Hilliard never succeeded in giving one. Breyer suggested a rule permitting liability in a special area like the Rio Grande culvert, which is maintained jointly by Mexico and the U.S. Ortega, representing Agent Mesa, repeatedly insisted that “[t]he border is very real and very finite. It's not elastic. . . .” Justice Ruth Bader Ginsburg tartly responded that “I don't understand all this about Mexico. It's the United States law operating on the United States official who's acting inside the United States. This case has, as far as the conduct is concerned, United States written all over it.”
Ginsburg then suggested that “when there's an act outside that causes injury inside, the regulating rule can come from the place where the conduct occurred.”In other words, U.S. law and the Constitution would apply to Mesa, who was in the U.S., even if the harm he caused was outside. That argument seemed to appeal slightly to Justice Kennedy, whose vote would be crucial to any decision for the family.
Kennedy mostly seemed to lean toward the government, on the grounds that lawsuits in cross-border shooting cases might complicate relations with Mexico. (Mexico enthusiastically supports the family’s case and has filed a brief on their side with the Supreme Court; but perhaps that would be different in other cases.) “[I]sn't this an urgent matter of separation of powers for us to respect the duty ... the principle role that the executive and the legislative have with respect––respect to foreign affairs?” he asked Hilliard.
Ousting courts from this kind of suit, of course, might leave victims and their families with no remedy at all. Shouldn’t the Justices see what is happening in the country and shy away from any rule that suggests the border is a gateway to a law-free zone?

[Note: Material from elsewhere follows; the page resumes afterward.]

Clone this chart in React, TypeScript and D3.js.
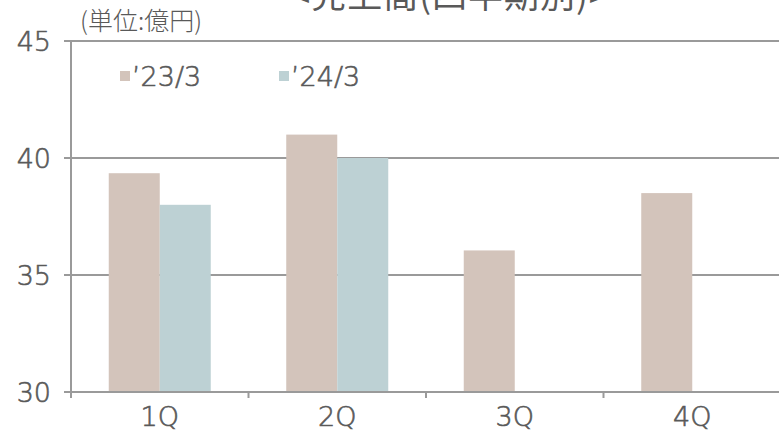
import React from "react";
import * as d3 from "d3";

const categories = ["1Q", "2Q", "3Q", "4Q"];
const seriesNames = ["’23/3", "’24/3"];
const values23 = [39.35, 41.0, 36.05, 38.5];
const values24: (number | null)[] = [38.0, 40.0, null, null];
const yTicks = [30, 35, 40, 45];
const colors = ["#D3C4BB", "#BDD1D4"];
const title = "<売上高(四半期別)>";
const unitLabel = "(単位:億円)";

const W = 779;
const H = 434;
const left = 71;
const right = 781;
const top = 41;
const bottom = 392;

export default function App() {
  const y = d3.scaleLinear().domain([30, 45]).range([bottom, top]);
  const x0 = d3.scaleBand<string>().domain(categories).range([left, right]).paddingInner(0).paddingOuter(0);
  const x1 = d3.scaleBand<string>().domain(seriesNames).range([0, x0.bandwidth()]).paddingInner(0).paddingOuter(0.74);
  const series = [values23, values24];
  const textColor = "#595959";
  const font = "'DejaVu Sans', sans-serif";
  const cjk = "'Noto Sans CJK JP', sans-serif";
  const boundaries = categories.map((c) => x0(c)!).concat([right]);
  const latin = {
    fontFamily: font,
    fontWeight: 200,
    fontSize: 27,
    fill: textColor,
    stroke: textColor,
    strokeWidth: 0.6,
  } as const;

  return (
    <div style={{ position: "absolute", left: 0, top: 0 }}>
      <style>{`body{margin:0}`}</style>
      <svg width={W} height={H} style={{ display: "block", background: "#fff" }}>
        {/* title */}
        <text x={450} y={8} textAnchor="middle" fontFamily={cjk} fontWeight={400} fontSize={35} fill={textColor} letterSpacing={1}>
          {title}
        </text>
        <text x={80} y={30} fontFamily={cjk} fontWeight={300} fontSize={25} fill={textColor}>
          {unitLabel}
        </text>
        {/* gridlines */}
        {yTicks.map((t) => (
          <g key={t}>
            <line x1={64} x2={W} y1={y(t)} y2={y(t)} stroke="#9a9a9a" strokeWidth={2} />
            <text x={51} y={y(t)} dy="0.36em" textAnchor="end" {...latin}>
              {t}
            </text>
          </g>
        ))}
        {/* bars */}
        {series.map((vals, si) =>
          categories.map((c, ci) => {
            const v = vals[ci];
            if (v == null) return null;
            const bx = x0(c)! + x1(seriesNames[si])!;
            return (
              <rect
                key={`${si}-${ci}`}
                x={bx}
                y={y(v)}
                width={x1.bandwidth()}
                height={bottom - y(v)}
                fill={colors[si]}
              />
            );
          })
        )}
        {/* axes */}
        <line x1={left} x2={left} y1={top - 1} y2={bottom + 6} stroke="#9a9a9a" strokeWidth={2} />
        <line x1={64} x2={W} y1={bottom} y2={bottom} stroke="#9a9a9a" strokeWidth={2} />
        {boundaries.map((bx, i) => (
          <line key={i} x1={bx} x2={bx} y1={bottom} y2={bottom + 6} stroke="#9a9a9a" strokeWidth={2} />
        ))}
        {categories.map((c) => (
          <text key={c} x={x0(c)! + x0.bandwidth() / 2} y={426} textAnchor="middle" {...latin}>
            {c}
          </text>
        ))}
        {/* legend */}
        {seriesNames.map((s, i) => {
          const lx = i === 0 ? 120 : 279;
          return (
            <g key={s}>
              <rect x={lx} y={71} width={10} height={10} fill={colors[i]} />
              <text x={lx + 12} y={86} {...latin}>
                {s}
              </text>
            </g>
          );
        })}
      </svg>
    </div>
  );
}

Perhaps; but the job of an appellate court, as I said above, is not to solve crises but to fashion rules—rules to function in a system of laws. It is to imagine a world in which the Constitution is respected, and the government acts for the common defense and the general welfare, and the courts have every reason not to extend themselves too far into the conduct of foreign and military affairs.
Do we live in that world? If not, is it the job of the Court to create it—or does that task fall to the rest of us?